Member states circumvented the legal impediment to entry into force by bringing the international monitoring system into operation for all practical purposes as if the treaty were already in force. Part of that must include applying the term limits set out in the treaty. Zerbo has done a very good job in consolidating the organisation’s operational monitoring system to the point of impressive credibility. If a good prospective candidate wasn’t available, then, but only then, member states might consider a third term for him.
Floyd is a good, indeed an impressively credentialled, candidate to carry on the critical work of the CTBTO. A scientist by training, he is currently director-general of the Australian Safeguards and Non-Proliferation Office, the national authority for implementation of various treaties to control weapons of mass destruction, including the test-ban treaty.
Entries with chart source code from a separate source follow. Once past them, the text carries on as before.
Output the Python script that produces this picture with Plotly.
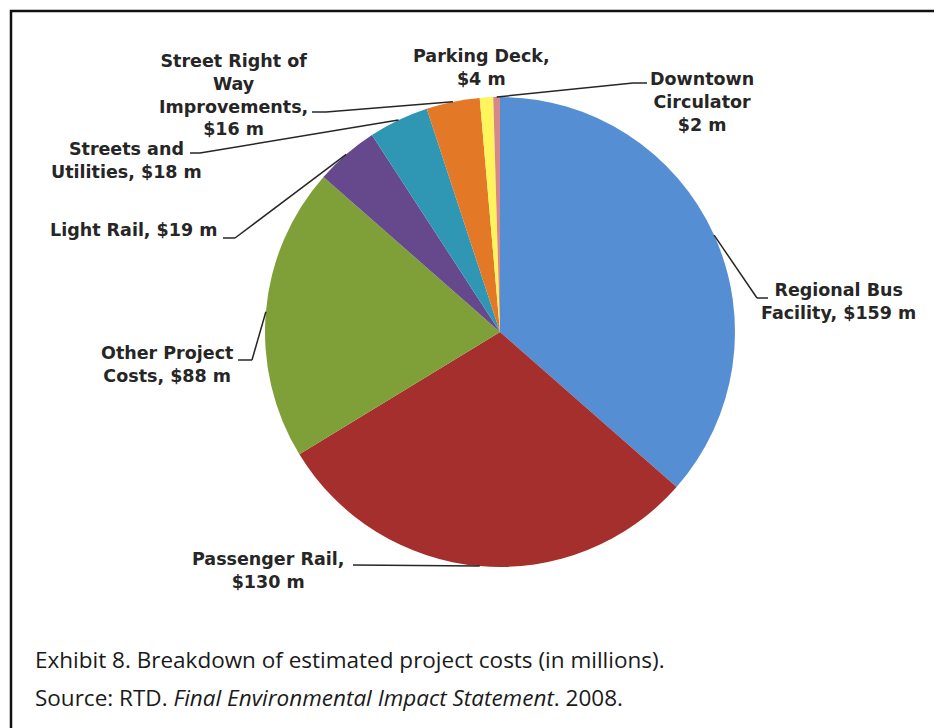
import numpy as np
import plotly.graph_objects as go

# project cost breakdown, $ millions (clockwise from 12 o'clock)
categories = ["Regional Bus Facility", "Passenger Rail", "Other Project Costs",
              "Light Rail", "Streets and Utilities",
              "Street Right of Way Improvements", "Parking Deck",
              "Downtown Circulator"]
costs = [159, 130, 88, 19, 18, 16, 4, 2]
labels = ["Regional Bus<br>Facility, $159 m",
          "Passenger Rail,<br>$130 m",
          "Other Project<br>Costs, $88 m",
          "Light Rail, $19 m",
          "Streets and<br>Utilities, $18 m",
          "Street Right of<br>Way<br>Improvements,<br>$16 m",
          "Parking Deck,<br>$4 m",
          "Downtown<br>Circulator<br>$2 m"]
colors = ["#568ED4", "#A52F2D", "#7FA038", "#66498C",
          "#2F97B4", "#E37826", "#FFF45C", "#D88787"]

caption = "Exhibit 8. Breakdown of estimated project costs (in millions)."
source = "Source: RTD. <i>Final Environmental Impact Statement</i>. 2008."

# page body has an 8px margin, so the figure is offset by OFF
OFF = 8
W, H = 942 - OFF, 728 - OFF
CX, CY, R = 500, 332, 235


# page pixel -> paper
def pp(x, y):
    return (x - OFF) / W, 1 - (y - OFF) / H


# label centre (px) and leader: start of underline, elbow (None = no leader)
label_pos = [(838, 301), (268, 570), (167, 364), (133, 230),
             (126, 160), (233, 95), (481, 67), (702, 102)]
leaders = [((768, 298), (757, 298)), ((353, 565), (353, 565)),
           ((238, 360), (252, 360)), ((223, 238), (235, 238)),
           ((190, 153), (200, 153)), ((312, 112), (326, 112)),
           None, ((647, 83), (633, 83))]

dx0, dy1 = pp(CX - R, CY - R)
dx1, dy0 = pp(CX + R, CY + R)
fig = go.Figure(go.Pie(
    labels=categories, values=costs, sort=False, direction="clockwise",
    rotation=0, textinfo="none", hoverinfo="skip", showlegend=False,
    marker=dict(colors=colors, line=dict(width=0)),
    domain=dict(x=[dx0, dx1], y=[dy0, dy1]),
))

# leader anchors at slice mid-angle on the rim
total = sum(costs)
cum = np.cumsum([0] + costs)
mid = (cum[:-1] + cum[1:]) / 2 / total * 2 * np.pi
anchor_x = CX + R * np.sin(mid)
anchor_y = CY - R * np.cos(mid)

shapes = []
for i, ld in enumerate(leaders):
    if ld is None:
        continue
    pts = [ld[0], ld[1], (anchor_x[i], anchor_y[i])]
    for a, b in zip(pts[:-1], pts[1:]):
        x0, y0 = pp(*a)
        x1, y1 = pp(*b)
        shapes.append(dict(type="line", xref="paper", yref="paper",
                           x0=x0, y0=y0, x1=x1, y1=y1,
                           line=dict(color="#262626", width=1.5)))

# outer frame (runs off the right/bottom edge)
fx0, fy0 = pp(11, 11)
fx1, fy1 = pp(960, 760)
shapes.append(dict(type="rect", xref="paper", yref="paper",
                   x0=fx0, y0=fy1, x1=fx1, y1=fy0,
                   line=dict(color="#111111", width=2.5)))

annotations = []
for txt, (x, y) in zip(labels, label_pos):
    ax, ay = pp(x, y)
    annotations.append(dict(x=ax, y=ay, xref="paper", yref="paper",
                            text=txt, showarrow=False, align="center",
                            xanchor="center", yanchor="middle",
                            font=dict(family="DejaVu Sans", size=17.5,
                                      color="#262626", weight="bold")))

for txt, y in [(caption, 659), (source, 697)]:
    ax, ay = pp(33, y)
    annotations.append(dict(x=ax, y=ay, xref="paper", yref="paper",
                            text=txt, showarrow=False, xanchor="left",
                            yanchor="middle",
                            font=dict(family="Open Sans", size=22.5,
                                      color="#1a1a1a")))

fig.update_layout(width=W, height=H, margin=dict(l=0, r=0, t=0, b=0),
                  paper_bgcolor="white", plot_bgcolor="white",
                  shapes=shapes, annotations=annotations)

fig.write_html("out.html")
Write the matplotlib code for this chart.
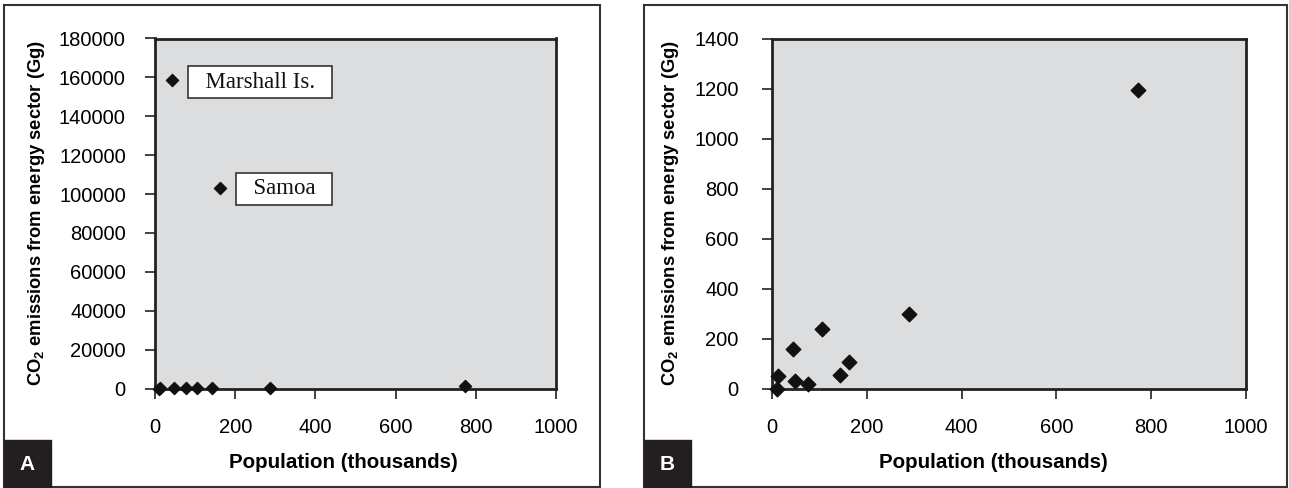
import matplotlib.pyplot as plt
from matplotlib.patches import Rectangle

plt.rcParams['font.family'] = ['Liberation Sans', 'DejaVu Sans']

# population (thousands) and CO2 emissions (Gg)
pop = [10, 12, 48, 77, 105, 143, 288, 773]
co2 = [0, 50, 30, 20, 238, 55, 298, 1195]

outlier_names = ["Marshall Is.", "Samoa"]
outlier_pop = [43, 161]
outlier_co2_a = [158500, 103000]   # as reported (panel A)
outlier_co2_b = [160, 105]         # corrected (panel B)
pop_b = [10, 12, 45, 48, 77, 105, 143, 163, 288, 773]
co2_b = [0, 50, 160, 30, 20, 238, 55, 105, 298, 1195]

W, H = 1289, 488
fig = plt.figure(figsize=(W / 100, H / 100), dpi=100)
bg = '#dcdddf'


def style(ax, yticks, ypad, ylab_x, xlab_x):
    ax.set_facecolor(bg)
    for s in ax.spines.values():
        s.set_linewidth(2)
        s.set_color('#222222')
    ax.set_xlim(0, 1000)
    ax.set_xticks([0, 200, 400, 600, 800, 1000])
    ax.set_yticks(yticks)
    ax.set_ylim(yticks[0], yticks[-1])
    ax.tick_params(direction='out', length=7, width=1.2, labelsize=14.5,
                   color='#222222')
    ax.tick_params(axis='x', pad=14)
    ax.tick_params(axis='y', pad=ypad)
    ax.set_xlabel("Population (thousands)", fontsize=14.8, fontweight='bold')
    ax.set_ylabel(r"CO$_\mathregular{2}$ emissions from energy sector (Gg)",
                  fontsize=13.2, fontweight='bold')
    ax.xaxis.set_label_coords(xlab_x, -0.184)
    ax.yaxis.set_label_coords(ylab_x, 0.5)


# panel A
axA = fig.add_axes([155 / W, 1 - 388.5 / H, 401 / W, 350 / H])
style(axA, list(range(0, 180001, 20000)), 14, -0.269, 0.469)
axA.scatter(pop, co2, marker='D', s=38, color='#111111', zorder=5, clip_on=False)
axA.scatter(outlier_pop, outlier_co2_a, marker='D', s=38, color='#111111', zorder=5)
label_pos = [(262, 157600), (322, 102600)]
for name, (tx, ty) in zip(outlier_names, label_pos):
    axA.text(tx, ty, "\u2002" + name + "\u2002", family='Liberation Serif',
             fontsize=16.5, ha='center', va='center', color='#111111',
             bbox=dict(boxstyle='square,pad=0.25', fc='white', ec='#333333', lw=1.2))

# panel B
axB = fig.add_axes([772 / W, 1 - 388.5 / H, 474 / W, 350 / H])
style(axB, list(range(0, 1401, 200)), 17, -0.192, 0.466)
axB.scatter(pop_b, co2_b, marker='D', s=55, color='#111111', zorder=5, clip_on=False)

# panel frames and letter tags
for x0, x1, tag in [(4, 600, 'A'), (644, 1287, 'B')]:
    fig.patches.append(Rectangle((x0 / W, 1 - 487 / H), (x1 - x0) / W, 482 / H,
                                 transform=fig.transFigure, fill=False,
                                 ec='#333333', lw=1.5))
    fig.patches.append(Rectangle((x0 / W, 1 - 487 / H), 47 / W, 47 / H,
                                 transform=fig.transFigure, color='#231f20'))
    fig.text((x0 + 23.5) / W, 1 - 464 / H, tag, color='white', fontsize=15,
             fontweight='bold', ha='center', va='center')

fig.savefig('out.png', dpi=100)
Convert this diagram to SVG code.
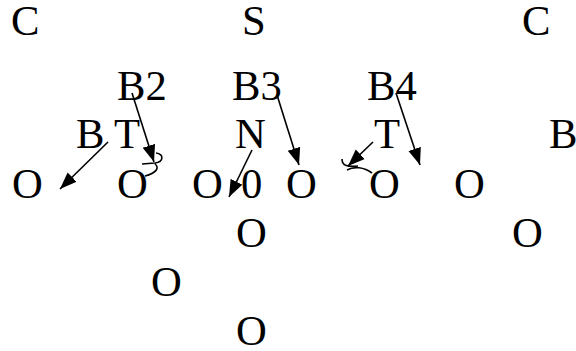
<svg xmlns="http://www.w3.org/2000/svg" width="576" height="351" viewBox="0 0 576 351">
<defs>
<style>
text{font-family:"Liberation Serif","Times New Roman",serif;font-size:42.67px;fill:#000}
.c line{stroke:#000;stroke-width:1.6;marker-end:url(#ah)}
.c path{fill:none;stroke:#000;stroke-width:1.6}
</style>
<marker id="ah" markerUnits="userSpaceOnUse" markerWidth="18" markerHeight="14" refX="17" refY="6.5" orient="auto" viewBox="0 0 18 13">
<path d="M0,0 L17,6.5 L0,13 z" fill="#000"/>
</marker>
</defs>
<g id="row1">
<text x="11" y="35">C</text>
<text x="242" y="35">S</text>
<text x="522" y="35">C</text>
</g>
<g id="row2">
<text x="117" y="100">B2</text>
<text x="232" y="100">B3</text>
<text x="367" y="100">B4</text>
</g>
<g id="row3">
<text x="76" y="148">B</text>
<text x="114" y="148">T</text>
<text x="235" y="148">N</text>
<text x="374" y="148">T</text>
<text x="549" y="148">B</text>
</g>
<g id="row4">
<text x="12" y="198">O</text>
<text x="117" y="198">O</text>
<text x="192" y="198">O</text>
<text x="241" y="198">0</text>
<text x="286" y="198">O</text>
<text x="369" y="198">O</text>
<text x="454" y="198">O</text>
</g>
<g id="row5">
<text x="236" y="247">O</text>
<text x="512" y="247">O</text>
</g>
<g id="row6">
<text x="151" y="296">O</text>
</g>
<g id="row7">
<text x="236" y="345">O</text>
</g>
<g id="connectors" class="c">
<line x1="108" y1="142" x2="60" y2="189"/>
<line x1="132" y1="93" x2="154" y2="162"/>
<line x1="252" y1="150" x2="229" y2="197"/>
<line x1="277" y1="95" x2="299" y2="165"/>
<line x1="373" y1="142" x2="348" y2="166"/>
<line x1="396" y1="93" x2="420" y2="165"/>
<path d="M156 153 C164 154,164 162,155 163 L142 164 M155 164 C160 168,156 173,145 176"/>
<path d="M342 159 C342 166,348 167,358 166 M347 170 C354 166,364 167,372 173"/>
</g>
</svg>
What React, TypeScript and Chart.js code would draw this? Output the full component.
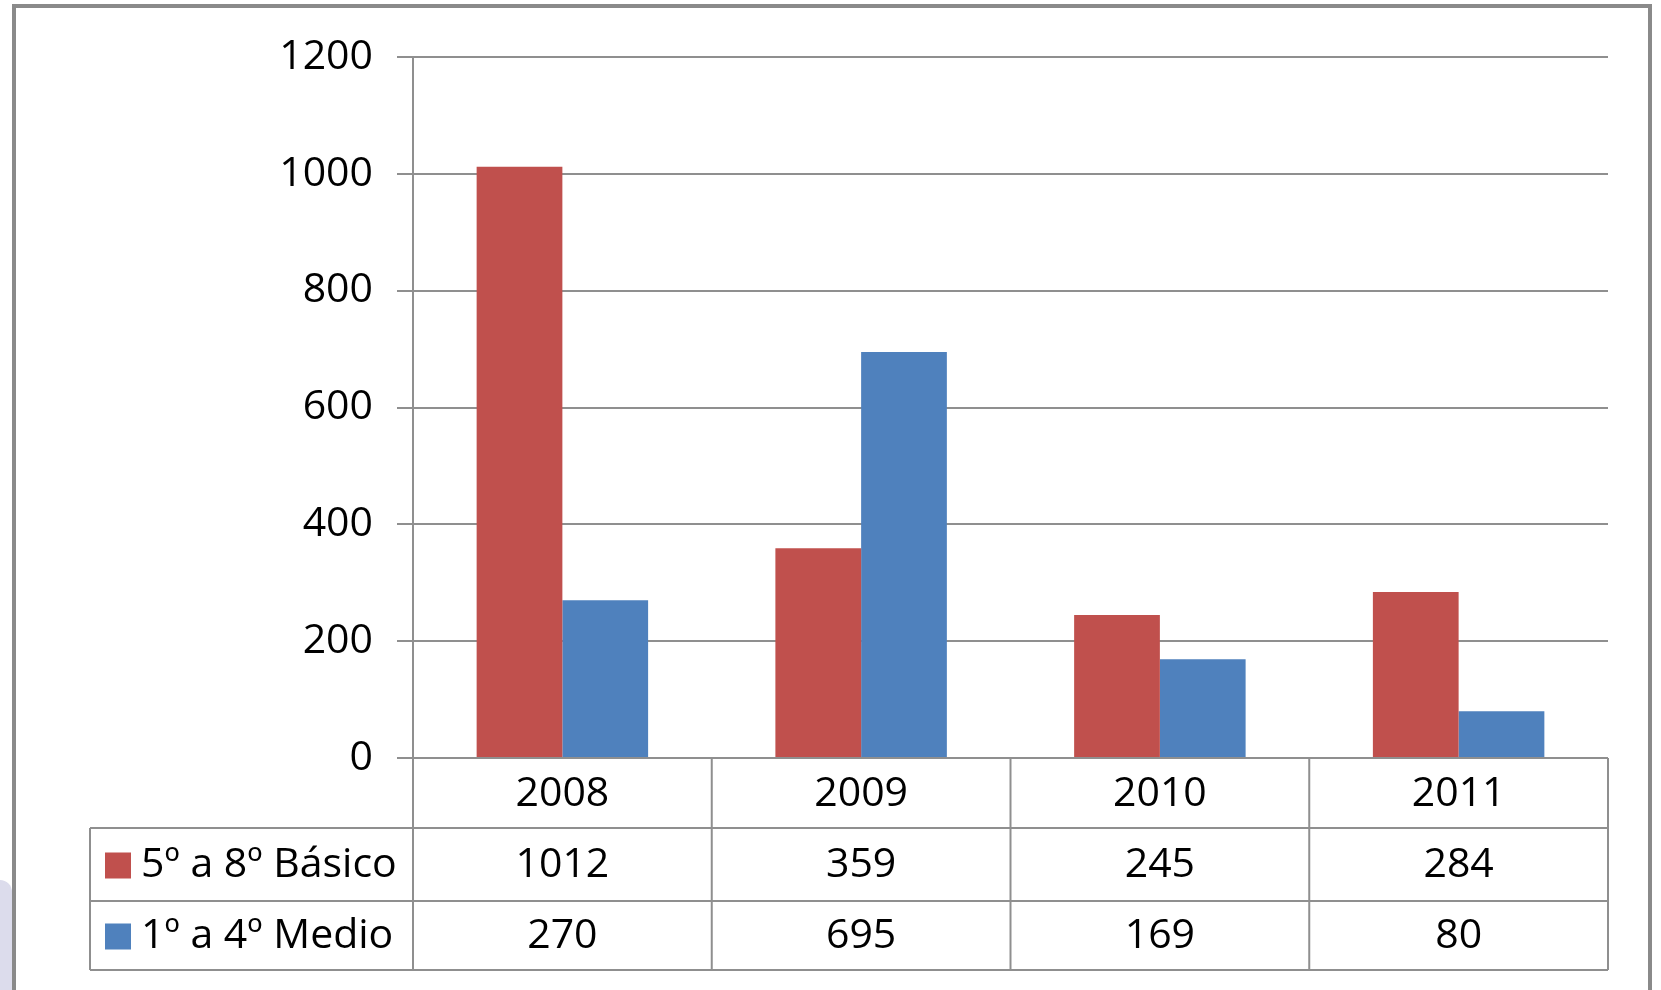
import React, { useEffect, useRef } from "react";
import { Chart, registerables } from "chart.js";

Chart.register(...registerables);

const categories = ["2008", "2009", "2010", "2011"];
const seriesNames = ["5º a 8º Básico", "1º a 4º Medio"];
const basicoValues = [1012, 359, 245, 284];
const medioValues = [270, 695, 169, 80];
const yMin = 0;
const yMax = 1200;
const yStep = 200;
const seriesColors = ["#C0504D", "#4F81BD"];

const W = 1661;
const H = 990;
const FONT = '"Open Sans", "Noto Sans", sans-serif';
const FONT_SIZE = 41;
const LINE = "#8f8f8f";

const seriesValues = [basicoValues, medioValues];

const tablePlugin = {
  id: "dataTable",
  afterDraw(chart: any) {
    const { ctx, chartArea, scales } = chart;
    const x = scales.x;
    const n = categories.length;
    const catW = (chartArea.right - chartArea.left) / n;
    const top = chartArea.bottom;
    const rowH = [70, 73, 69];
    const y1 = top + rowH[0];
    const y2 = y1 + rowH[1];
    const y3 = y2 + rowH[2];
    const legendLeft = 90;
    const bounds: number[] = [];
    for (let i = 0; i < n; i++) bounds.push(x.getPixelForValue(i) - catW / 2);
    bounds.push(x.getPixelForValue(n - 1) + catW / 2);

    ctx.save();
    ctx.strokeStyle = LINE;
    ctx.lineWidth = 2;
    ctx.beginPath();
    bounds.forEach((bx) => {
      ctx.moveTo(bx, top);
      ctx.lineTo(bx, y3);
    });
    ctx.moveTo(legendLeft, y1);
    ctx.lineTo(legendLeft, y3);
    [y1, y2, y3].forEach((yy) => {
      ctx.moveTo(legendLeft, yy);
      ctx.lineTo(bounds[n], yy);
    });
    ctx.stroke();

    ctx.fillStyle = "#000";
    ctx.font = `${FONT_SIZE}px ${FONT}`;
    ctx.textAlign = "center";
    ctx.textBaseline = "middle";
    categories.forEach((c, i) => {
      ctx.fillText(c, x.getPixelForValue(i), top + rowH[0] / 2 + 1);
    });
    const rowTops = [y1, y2];
    seriesValues.forEach((vals, s) => {
      const cy = rowTops[s] + rowH[s + 1] / 2 + 1;
      vals.forEach((v, i) => {
        ctx.fillStyle = "#000";
        ctx.fillText(String(v), x.getPixelForValue(i), cy);
      });
      ctx.fillStyle = seriesColors[s];
      ctx.fillRect(legendLeft + 15, cy - 13, 26, 26);
      ctx.fillStyle = "#000";
      ctx.textAlign = "left";
      ctx.fillText(seriesNames[s], legendLeft + 51, cy);
      ctx.textAlign = "center";
    });
    ctx.restore();
  },
};

export default function App() {
  const ref = useRef<HTMLCanvasElement | null>(null);

  useEffect(() => {
    if (!ref.current) return;
    const chart = new Chart(ref.current, {
      type: "bar",
      data: {
        labels: categories,
        datasets: seriesNames.map((name, s) => ({
          label: name,
          data: seriesValues[s],
          backgroundColor: seriesColors[s],
          borderWidth: 0,
          categoryPercentage: 0.574,
          barPercentage: 1,
        })),
      },
      options: {
        animation: false,
        responsive: false,
        layout: { padding: { top: 57, right: 53, bottom: 232, left: 0 } },
        plugins: { legend: { display: false }, tooltip: { enabled: false } },
        scales: {
          x: {
            display: false,
            offset: true,
            grid: { display: false },
          },
          y: {
            min: yMin,
            max: yMax,
            ticks: {
              stepSize: yStep,
              color: "#000",
              padding: 24,
              font: { family: FONT, size: FONT_SIZE },
              callback: (v: any) => String(v),
            },
            grid: {
              color: LINE,
              lineWidth: 2,
              tickLength: 16,
              drawTicks: true,
            },
            border: { display: true, color: LINE, width: 2 },
            afterFit(scale: any) {
              scale.width = 413;
            },
          },
        },
      },
      plugins: [tablePlugin],
    });
    return () => chart.destroy();
  }, []);

  return (
    <div style={{ position: "absolute", left: 0, top: 0, width: W, height: H, overflow: "hidden", background: "#fff" }}>
      <div
        style={{
          position: "absolute",
          left: 0,
          top: 880,
          width: 12,
          height: 110,
          background: "#dcdcec",
          borderRadius: "0 40px 0 0",
        }}
      />
      <div
        style={{
          position: "absolute",
          left: 12,
          top: 4,
          width: 1640,
          height: 1100,
          border: "4px solid #8a8a8a",
          borderBottom: "none",
          boxSizing: "border-box",
        }}
      />
      <canvas ref={ref} width={W} height={H} style={{ position: "absolute", left: 0, top: 0, width: W, height: H }} />
    </div>
  );
}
With a proven track record of high-level technical, managerial and diplomatic leadership at the interface of technical and political issues, he plans, if selected, to build consensus in international efforts to advance nuclear non-proliferation and disarmament. It’s not as though Australians have historically been or currently are overrepresented in leadership positions of international organisations.
The Indo-Pacific has been the site of seven different sets of nuclear tests carried out by China, France, India, North Korea, Pakistan, the UK and the US since 1945. Australia’s history in relation to nuclear testing is conflicted. Between 1956 and 1963, Britain conducted several nuclear tests on Australian territory that left long-lasting scars on Indigenous populations in particular. From 1966 to 1996, France conducted nearly 200 atmospheric and underground tests in French Polynesia. This galvanised sentiment against nuclear testing across the Pacific and turned Australia and New Zealand into global campaigners for a complete ban on testing.
Looking ahead, the CTBTO needs to closely watch developments in North Korea, which could soon resume nuclear testing. Conversely, if North Korea is denuclearised against expectations, the CTBTO will have a critical role in the subsequent verification machinery. Either way, having an experienced Indo-Pacific hand at the helm will be an asset.
This article was first published in the ASPI’s The Strategist, 17 November 2020. https://www.aspistrategist.org.au/choosing-the-next-overseer-of-the-nuclear-test-ban-treaty/
Ramesh Thakur is emeritus professor in the Crawford School of Public Policy, Australian National University; Senior Fellow, Toda Peace Institute; and a member of the Asia-Pacific Leadership Network Board of Directors. He was formerly a United Nations Assistant Secretary-General and Co-Convenor of the APLN.